Indian women have always led remarkably censored lives. Whether it is about dress, good behaviour, physical movement, nutritional and health care access or sexuality, everything on this spectrum is easily policed and decided for them.

Both types of censorship are very worrying. The institutional censorship is worrying because it shows that the film certification board does not either understand female sexuality articulated from a female standpoint, or is deeply uncomfortable with women making choices about their bodies. It is, however, fairly easy to see what is really happening here. This is the same CBFC that happily and efficiently certifies films, where a woman dangles over a sea of sweaty drunk men in a barely-there fisherwoman’s outfit screeching something about a chikni chameli. That particular scene comes to mind because it is the best visualisation of a rape culture in India, if ever one existed — a woman dangling like bait over a sea of alcohol-infused sharks.
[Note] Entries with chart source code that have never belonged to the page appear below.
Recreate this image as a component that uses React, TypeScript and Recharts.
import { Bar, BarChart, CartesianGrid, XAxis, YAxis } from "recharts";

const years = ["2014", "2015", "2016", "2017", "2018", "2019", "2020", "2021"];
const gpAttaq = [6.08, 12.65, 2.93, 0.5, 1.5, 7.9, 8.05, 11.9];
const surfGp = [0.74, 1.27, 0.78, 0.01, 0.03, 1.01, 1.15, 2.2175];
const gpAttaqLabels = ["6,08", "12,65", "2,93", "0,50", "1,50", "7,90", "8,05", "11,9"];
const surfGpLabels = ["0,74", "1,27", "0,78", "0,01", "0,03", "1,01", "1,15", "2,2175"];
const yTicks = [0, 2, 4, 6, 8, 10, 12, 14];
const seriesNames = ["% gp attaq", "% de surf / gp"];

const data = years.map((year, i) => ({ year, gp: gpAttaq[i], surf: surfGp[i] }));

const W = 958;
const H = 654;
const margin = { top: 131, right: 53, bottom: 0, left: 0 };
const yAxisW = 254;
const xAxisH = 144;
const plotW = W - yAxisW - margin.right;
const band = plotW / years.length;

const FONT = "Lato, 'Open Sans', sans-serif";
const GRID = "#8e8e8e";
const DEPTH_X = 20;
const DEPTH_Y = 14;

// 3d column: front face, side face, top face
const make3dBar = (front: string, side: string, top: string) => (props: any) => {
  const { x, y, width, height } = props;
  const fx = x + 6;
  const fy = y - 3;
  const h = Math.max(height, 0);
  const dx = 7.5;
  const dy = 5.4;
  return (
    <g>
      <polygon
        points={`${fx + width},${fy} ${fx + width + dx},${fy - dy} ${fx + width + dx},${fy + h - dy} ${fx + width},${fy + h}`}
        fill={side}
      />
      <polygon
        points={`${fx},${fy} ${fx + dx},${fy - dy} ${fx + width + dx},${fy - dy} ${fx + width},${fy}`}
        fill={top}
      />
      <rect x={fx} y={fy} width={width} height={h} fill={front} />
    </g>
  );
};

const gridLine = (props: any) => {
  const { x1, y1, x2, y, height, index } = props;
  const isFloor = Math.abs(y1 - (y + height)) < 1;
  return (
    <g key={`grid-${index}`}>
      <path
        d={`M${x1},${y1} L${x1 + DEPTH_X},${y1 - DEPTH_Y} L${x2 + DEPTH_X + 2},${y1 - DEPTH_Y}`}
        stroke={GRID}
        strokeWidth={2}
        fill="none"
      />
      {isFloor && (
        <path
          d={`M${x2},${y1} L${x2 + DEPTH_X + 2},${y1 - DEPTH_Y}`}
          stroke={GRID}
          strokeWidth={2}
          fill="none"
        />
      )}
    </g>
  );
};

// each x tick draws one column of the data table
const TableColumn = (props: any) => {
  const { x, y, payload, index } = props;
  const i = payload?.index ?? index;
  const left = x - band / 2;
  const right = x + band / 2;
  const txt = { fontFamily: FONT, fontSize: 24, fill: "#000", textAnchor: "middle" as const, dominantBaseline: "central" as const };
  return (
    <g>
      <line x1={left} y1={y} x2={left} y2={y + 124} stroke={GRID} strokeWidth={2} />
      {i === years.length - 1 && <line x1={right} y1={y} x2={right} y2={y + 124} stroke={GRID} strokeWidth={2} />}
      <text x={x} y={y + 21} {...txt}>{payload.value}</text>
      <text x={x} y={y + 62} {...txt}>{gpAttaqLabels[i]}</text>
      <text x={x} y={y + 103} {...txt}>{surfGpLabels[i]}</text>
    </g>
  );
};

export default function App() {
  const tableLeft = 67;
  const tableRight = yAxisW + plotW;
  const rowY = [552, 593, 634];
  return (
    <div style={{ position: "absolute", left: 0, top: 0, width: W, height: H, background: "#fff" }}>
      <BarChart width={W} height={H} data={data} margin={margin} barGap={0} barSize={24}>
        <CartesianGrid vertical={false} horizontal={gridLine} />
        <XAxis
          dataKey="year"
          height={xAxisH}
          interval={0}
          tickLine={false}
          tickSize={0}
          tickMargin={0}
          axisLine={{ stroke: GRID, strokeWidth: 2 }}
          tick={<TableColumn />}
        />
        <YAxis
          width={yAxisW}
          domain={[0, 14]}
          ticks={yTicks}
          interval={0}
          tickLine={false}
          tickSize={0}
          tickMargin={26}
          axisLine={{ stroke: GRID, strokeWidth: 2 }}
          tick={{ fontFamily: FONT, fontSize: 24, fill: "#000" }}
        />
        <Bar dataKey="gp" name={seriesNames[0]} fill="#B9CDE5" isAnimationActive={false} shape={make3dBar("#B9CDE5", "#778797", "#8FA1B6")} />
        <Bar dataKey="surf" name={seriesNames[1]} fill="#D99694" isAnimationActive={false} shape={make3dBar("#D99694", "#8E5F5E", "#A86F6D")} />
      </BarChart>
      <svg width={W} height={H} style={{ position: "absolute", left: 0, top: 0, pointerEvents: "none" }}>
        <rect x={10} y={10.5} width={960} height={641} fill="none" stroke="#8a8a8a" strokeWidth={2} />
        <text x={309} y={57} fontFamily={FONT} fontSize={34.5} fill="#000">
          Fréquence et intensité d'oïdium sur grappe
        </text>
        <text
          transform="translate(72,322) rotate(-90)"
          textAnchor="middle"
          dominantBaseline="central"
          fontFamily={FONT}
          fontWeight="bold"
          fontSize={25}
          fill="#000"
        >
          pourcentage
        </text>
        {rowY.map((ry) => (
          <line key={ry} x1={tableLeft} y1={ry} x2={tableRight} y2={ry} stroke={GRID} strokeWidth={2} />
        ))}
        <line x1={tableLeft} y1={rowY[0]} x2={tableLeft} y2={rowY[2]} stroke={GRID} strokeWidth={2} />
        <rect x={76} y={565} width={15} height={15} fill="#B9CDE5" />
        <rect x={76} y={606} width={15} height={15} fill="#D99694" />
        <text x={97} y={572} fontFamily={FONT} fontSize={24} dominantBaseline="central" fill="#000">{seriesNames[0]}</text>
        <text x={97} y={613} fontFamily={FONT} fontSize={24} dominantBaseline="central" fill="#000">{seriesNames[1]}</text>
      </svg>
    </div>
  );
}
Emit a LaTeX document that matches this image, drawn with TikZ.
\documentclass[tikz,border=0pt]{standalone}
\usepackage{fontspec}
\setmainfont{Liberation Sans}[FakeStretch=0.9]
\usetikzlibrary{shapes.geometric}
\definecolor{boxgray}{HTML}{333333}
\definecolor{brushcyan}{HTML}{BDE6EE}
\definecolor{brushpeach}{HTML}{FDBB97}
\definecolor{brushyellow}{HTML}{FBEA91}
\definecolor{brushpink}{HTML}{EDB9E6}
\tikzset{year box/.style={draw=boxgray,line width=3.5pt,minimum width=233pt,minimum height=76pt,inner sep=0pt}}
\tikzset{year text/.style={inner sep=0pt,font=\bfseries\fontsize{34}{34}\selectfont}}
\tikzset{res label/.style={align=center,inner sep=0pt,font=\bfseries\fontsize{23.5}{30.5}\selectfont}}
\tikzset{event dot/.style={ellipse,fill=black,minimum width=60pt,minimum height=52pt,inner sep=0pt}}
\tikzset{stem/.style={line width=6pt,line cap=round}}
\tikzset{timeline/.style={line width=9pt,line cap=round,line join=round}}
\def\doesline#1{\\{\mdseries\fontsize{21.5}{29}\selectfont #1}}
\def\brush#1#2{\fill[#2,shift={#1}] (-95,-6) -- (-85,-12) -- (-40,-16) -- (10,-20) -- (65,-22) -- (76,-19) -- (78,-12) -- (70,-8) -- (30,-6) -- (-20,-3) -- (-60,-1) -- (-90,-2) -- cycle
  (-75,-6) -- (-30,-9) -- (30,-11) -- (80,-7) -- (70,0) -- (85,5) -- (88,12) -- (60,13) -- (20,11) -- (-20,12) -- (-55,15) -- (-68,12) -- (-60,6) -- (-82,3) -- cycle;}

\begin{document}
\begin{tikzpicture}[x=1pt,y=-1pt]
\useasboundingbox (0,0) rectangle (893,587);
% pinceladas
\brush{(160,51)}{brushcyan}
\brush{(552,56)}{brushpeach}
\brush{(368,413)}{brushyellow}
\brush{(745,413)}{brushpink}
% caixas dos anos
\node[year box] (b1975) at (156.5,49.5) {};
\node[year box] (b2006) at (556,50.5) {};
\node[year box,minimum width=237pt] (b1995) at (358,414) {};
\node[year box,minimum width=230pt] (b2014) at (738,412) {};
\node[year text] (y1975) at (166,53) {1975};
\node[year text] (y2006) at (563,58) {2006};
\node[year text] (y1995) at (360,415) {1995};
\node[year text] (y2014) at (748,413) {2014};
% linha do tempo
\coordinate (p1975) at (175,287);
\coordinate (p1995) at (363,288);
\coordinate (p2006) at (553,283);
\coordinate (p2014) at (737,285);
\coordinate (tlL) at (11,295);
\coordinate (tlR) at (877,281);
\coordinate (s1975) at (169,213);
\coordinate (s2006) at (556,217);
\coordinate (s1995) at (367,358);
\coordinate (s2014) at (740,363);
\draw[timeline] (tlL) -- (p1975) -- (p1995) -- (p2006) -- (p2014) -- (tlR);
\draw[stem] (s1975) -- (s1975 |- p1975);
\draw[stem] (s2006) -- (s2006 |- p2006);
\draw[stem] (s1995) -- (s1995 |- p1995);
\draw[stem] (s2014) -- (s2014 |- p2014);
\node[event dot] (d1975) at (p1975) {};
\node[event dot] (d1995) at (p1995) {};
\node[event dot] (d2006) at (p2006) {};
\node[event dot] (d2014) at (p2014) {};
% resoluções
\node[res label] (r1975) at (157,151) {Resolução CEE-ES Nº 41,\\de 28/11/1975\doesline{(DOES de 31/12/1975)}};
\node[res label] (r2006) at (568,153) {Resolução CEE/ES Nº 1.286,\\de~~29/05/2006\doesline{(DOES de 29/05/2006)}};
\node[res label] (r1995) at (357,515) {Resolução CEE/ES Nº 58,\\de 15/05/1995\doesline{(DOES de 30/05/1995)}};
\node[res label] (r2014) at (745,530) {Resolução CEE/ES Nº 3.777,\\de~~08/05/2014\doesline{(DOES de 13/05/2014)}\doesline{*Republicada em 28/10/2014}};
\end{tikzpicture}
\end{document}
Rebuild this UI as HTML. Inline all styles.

This is the same CBFC that has certified countless films that glorify stalking of women, murder and killing, rape and other forms of misogynistic violence. Even so, they have found it fitting to censor a film that talks about how women see themselves and their desires. It remains then to be argued that the problem with Lipstick Under My Burqa is that it is a film that refuses to incorporate the male conception of female desire in mainstream Bollywood and replaces it with something more ‘lady oriented’. This is seen, as the censor board points out, as a very bad thing.

 

In Gurmehar’s case, her viewpoint on war undercuts the online nationalist army. Gurmehar is closer to war and its consequences than most of the online nationalists. She is someone whose scripted role is to be a female enabler of male war. Her deviation from the script disrupts the nationalist’s imagination of how a “good” daughter or spouse of an army-man should act. Gurmehar can only be seen as nationalist if she decries Pakistan and plays the weeping daughter, a role she has categorically eschewed by displaying maturity and compassion that is almost astonishing.

Indian society has a long way to go before it stops its institutional and social censorship of women’s lives. The current incidents testify to a millennial masculinity where — education, progress and development notwithstanding — the one thing that hasn't changed is the capacity to abuse and bully and physically hurt those that have differing opinions. Such violence and abuse, which is explicitly employed to further censor women’s lives and which was routinely conducted inside patriarchal households, is now being conducted on the streets, on college campuses, by the institutions of the state and is executed through clashes and keyboards.